Assumptions

Assumptions

  • The \(t\) procedures we have seen so far come with assumption of normally-distributed data
  • but how much does that normality matter?
  • Central Limit Theorem says that sampling distribution of sample mean is “approximately normal” if sample size is “large”.
  • Hence same applies to difference of two sample means.
  • How to use this in practice? Draw a picture and make a call about whether sample size large enough.

Blue Jays attendances

ggplot(jays, aes(sample = attendance)) + 
  stat_qq() + stat_qq_line()

Comments

  • Distribution of attendances somewhat skewed to the right (because of the short lower tail and the sort-of curve)
  • Sample size \(n = 25\) is reasonably large in Central Limit Theorem terms
  • Use of \(t\) may be OK here despite skewed shape.

Learning to read

  • Make normal quantile plots, one for each sample:
ggplot(kids, aes(sample = score)) + 
  stat_qq() + stat_qq_line() +
  facet_wrap(~ group)

Comments

  • with sample sizes over 20 in each group, these are easily normal enough to use a \(t\)-test.
  • the (sampling distribution of the) difference between two sample means tends to have a more normal distribution than either sample mean individually, so that two-sample \(t\) tends to be better than you’d guess.

Pain relief

  • With matched pairs, assumption is of normality of differences, so work those out first:
pain %>% mutate(diff = druga - drugb) -> pain
pain

Normality of differences

ggplot(pain,aes(sample=diff)) + stat_qq() + stat_qq_line()

Comments

  • This is very non-normal (the low outlier)
  • The sample size of \(n = 12\) is not large
  • We should have concerns about our matched pairs \(t\)-test.

Doing things properly

  • The right way to use a \(t\) procedure:
    • draw a graph of our data (one of the standard graphs, or normal quantile plot)
    • use the graph to assess sufficient normality given the sample size
    • for a two-sample test, assess equality of spreads (boxplot easier for this)
    • if necessary, express our doubts about the \(t\) procedure (for now), or do a better test (later).

Looking ahead

  • Looking at a normal quantile plot and assessing it with the sample size seems rather arbitrary.
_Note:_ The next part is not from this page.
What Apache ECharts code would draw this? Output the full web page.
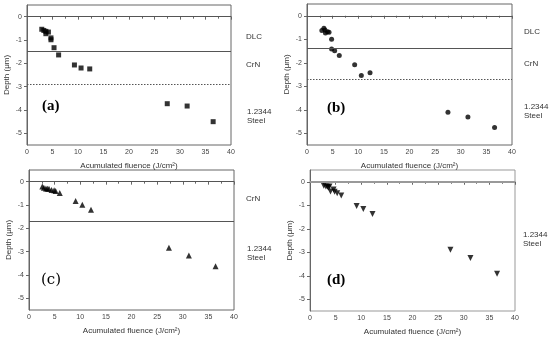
<!DOCTYPE html>
<html><head><meta charset="utf-8">
<script src="https://cdn.jsdelivr.net/npm/echarts@6/dist/echarts.min.js"></script>
<style>html,body{margin:0;padding:0;background:#fff}#c{width:550px;height:338px}</style>
</head><body><div id="c"></div>
<script>
const fluenceA = [2.9,3.3,3.7,3.7,4.2,4.7,4.7,5.3,6.2,9.3,10.6,12.3,27.5,31.4,36.5];
const depthA   = [-0.54,-0.59,-0.63,-0.73,-0.66,-0.91,-0.99,-1.33,-1.64,-2.07,-2.2,-2.24,-3.73,-3.83,-4.5];
const fluenceB = [2.9,3.3,3.5,3.6,4.0,4.3,4.8,4.8,5.4,6.3,9.3,10.6,12.3,27.5,31.4,36.6];
const depthB   = [-0.63,-0.53,-0.61,-0.73,-0.68,-0.7,-1.0,-1.41,-1.49,-1.69,-2.09,-2.54,-2.43,-4.11,-4.31,-4.76];
const fluenceC = [2.6,2.9,3.3,3.6,3.9,4.4,4.9,5.2,6.0,9.1,10.4,12.1,27.3,31.2,36.4];
const depthC   = [-0.21,-0.26,-0.29,-0.3,-0.3,-0.36,-0.37,-0.4,-0.49,-0.83,-0.99,-1.2,-2.83,-3.16,-3.63];
const fluenceD = [2.7,3.1,3.4,3.6,3.8,4.0,4.6,4.8,5.3,6.1,9.1,10.4,12.2,27.4,31.3,36.5];
const depthD   = [-0.17,-0.2,-0.21,-0.24,-0.2,-0.41,-0.33,-0.43,-0.49,-0.59,-1.03,-1.16,-1.37,-2.89,-3.24,-3.92];
const boundA = [0,-1.5];  const dottedA = [-2.9];
const boundB = [0,-1.4];  const dottedB = [-2.7];
const boundC = [0,-1.7];  const dottedC = [];
const boundD = [0];       const dottedD = [];
const xTicks = [0,5,10,15,20,25,30,35,40];
const yTicks = [-5,-4,-3,-2,-1,0];
const panelLabels = ['(a)','(b)','(c)','(d)'];
const xName = 'Acumulated fluence (J/cm²)';
const yName = 'Depth (μm)';

const chart = echarts.init(document.getElementById('c'));
const grids = [
  {left:27, top:5, width:204, height:140},
  {left:307, top:4, width:205, height:141},
  {left:29, top:170, width:205, height:140},
  {left:310, top:170, width:205, height:141}
];
const frame = '#666';
const txt = '#444';
const xAxes = grids.map((g,i)=>({
  type:'value', gridIndex:i, min:0, max:40, interval:5,
  name:xName, nameLocation:'middle', nameGap:17,
  nameTextStyle:{fontSize:8, color:'#333', fontFamily:'Liberation Sans'},
  axisLine:{show:true, lineStyle:{color:frame, width:1}},
  axisTick:{show:true, length:3, customValues:xTicks, lineStyle:{color:frame}},
  minorTick:{show:true, splitNumber:2, length:2, lineStyle:{color:frame}},
  axisLabel:{fontSize:7, color:txt, margin:4, customValues:xTicks, fontFamily:'Liberation Sans'},
  splitLine:{show:false}
}));
const yAxes = grids.map((g,i)=>({
  type:'value', gridIndex:i, min:-5.5, max:0.5,
  name:yName, nameLocation:'middle', nameGap:16,
  nameTextStyle:{fontSize:8, color:'#333', fontFamily:'Liberation Sans'},
  axisLine:{show:true, lineStyle:{color:frame, width:1}},
  axisTick:{show:true, length:3, customValues:yTicks, lineStyle:{color:frame}},
  axisLabel:{fontSize:7, color:txt, margin:5, customValues:yTicks, fontFamily:'Liberation Sans'},
  splitLine:{show:false}
}));
function mk(bounds, dotted, zeroStyle){
  const d = [];
  bounds.forEach(v=>d.push({yAxis:v, lineStyle:(v===0&&zeroStyle)?zeroStyle:{color:'#555', width:1, type:'solid'}}));
  dotted.forEach(v=>d.push({yAxis:v, lineStyle:{color:'#555', width:1, type:[1.5,1.5]}}));
  return {symbol:'none', silent:true, label:{show:false}, data:d};
}
function pairs(xs, ys){ return xs.map((x,i)=>[x, ys[i]]); }
const series = [
  {type:'scatter', xAxisIndex:0, yAxisIndex:0, data:pairs(fluenceA,depthA), symbol:'rect', symbolSize:5, itemStyle:{color:'#000'}, markLine:mk(boundA,dottedA)},
  {type:'scatter', xAxisIndex:1, yAxisIndex:1, data:pairs(fluenceB,depthB), symbol:'circle', symbolSize:5, itemStyle:{color:'#000'}, markLine:mk(boundB,dottedB)},
  {type:'scatter', xAxisIndex:2, yAxisIndex:2, data:pairs(fluenceC,depthC), symbol:'triangle', symbolSize:6, itemStyle:{color:'#000'}, markLine:mk(boundC,dottedC)},
  {type:'scatter', xAxisIndex:3, yAxisIndex:3, data:pairs(fluenceD,depthD), symbol:'triangle', symbolRotate:180, symbolSize:6, itemStyle:{color:'#000'}, markLine:mk(boundD,dottedD,{color:'#999', width:2, type:'solid'})}
];
const sideStyle = {fontSize:8, fill:'#333', fontFamily:'Liberation Sans'};
const graphic = [
  {type:'text', left:246, top:33, style:Object.assign({text:'DLC'},sideStyle)},
  {type:'text', left:246, top:61, style:Object.assign({text:'CrN'},sideStyle)},
  {type:'text', left:247, top:107, style:Object.assign({text:'1.2344\nSteel', lineHeight:9},sideStyle)},
  {type:'text', left:524, top:28, style:Object.assign({text:'DLC'},sideStyle)},
  {type:'text', left:524, top:60, style:Object.assign({text:'CrN'},sideStyle)},
  {type:'text', left:524, top:102, style:Object.assign({text:'1.2344\nSteel', lineHeight:9},sideStyle)},
  {type:'text', left:246, top:195, style:Object.assign({text:'CrN'},sideStyle)},
  {type:'text', left:247, top:244, style:Object.assign({text:'1.2344\nSteel', lineHeight:9},sideStyle)},
  {type:'text', left:523, top:230, style:Object.assign({text:'1.2344\nSteel', lineHeight:9},sideStyle)},
  {type:'text', left:42, top:99, style:{text:panelLabels[0], fontSize:15, fontWeight:'bold', fontFamily:'Liberation Serif', fill:'#000'}},
  {type:'text', left:327, top:101, style:{text:panelLabels[1], fontSize:15, fontWeight:'bold', fontFamily:'Liberation Serif', fill:'#000'}},
  {type:'text', left:41, top:273, style:{text:panelLabels[2], fontSize:15, fontFamily:'DejaVu Serif', fill:'#000'}},
  {type:'text', left:327, top:273, style:{text:panelLabels[3], fontSize:15, fontWeight:'bold', fontFamily:'Liberation Serif', fill:'#000'}}
];
const gridOpts = grids.map(g=>Object.assign({show:true, borderColor:frame, borderWidth:1, backgroundColor:'transparent'}, g));
gridOpts[3].borderColor = '#999';
chart.setOption({animation:false, grid:gridOpts, xAxis:xAxes, yAxis:yAxes, series:series, graphic:graphic});
</script></body></html>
Can we do better? (Yes: using the bootstrap, later.)
  • What to do if the \(t\) procedure is not to be trusted? Use a different test (later):
    • one sample: sign test
    • two samples: Mood’s median test
    • matched pairs: sign test on differences.
  • If you have heard about the signed rank or rank sum tests: they come with extra assumptions that are usually not satisfied if normality fails.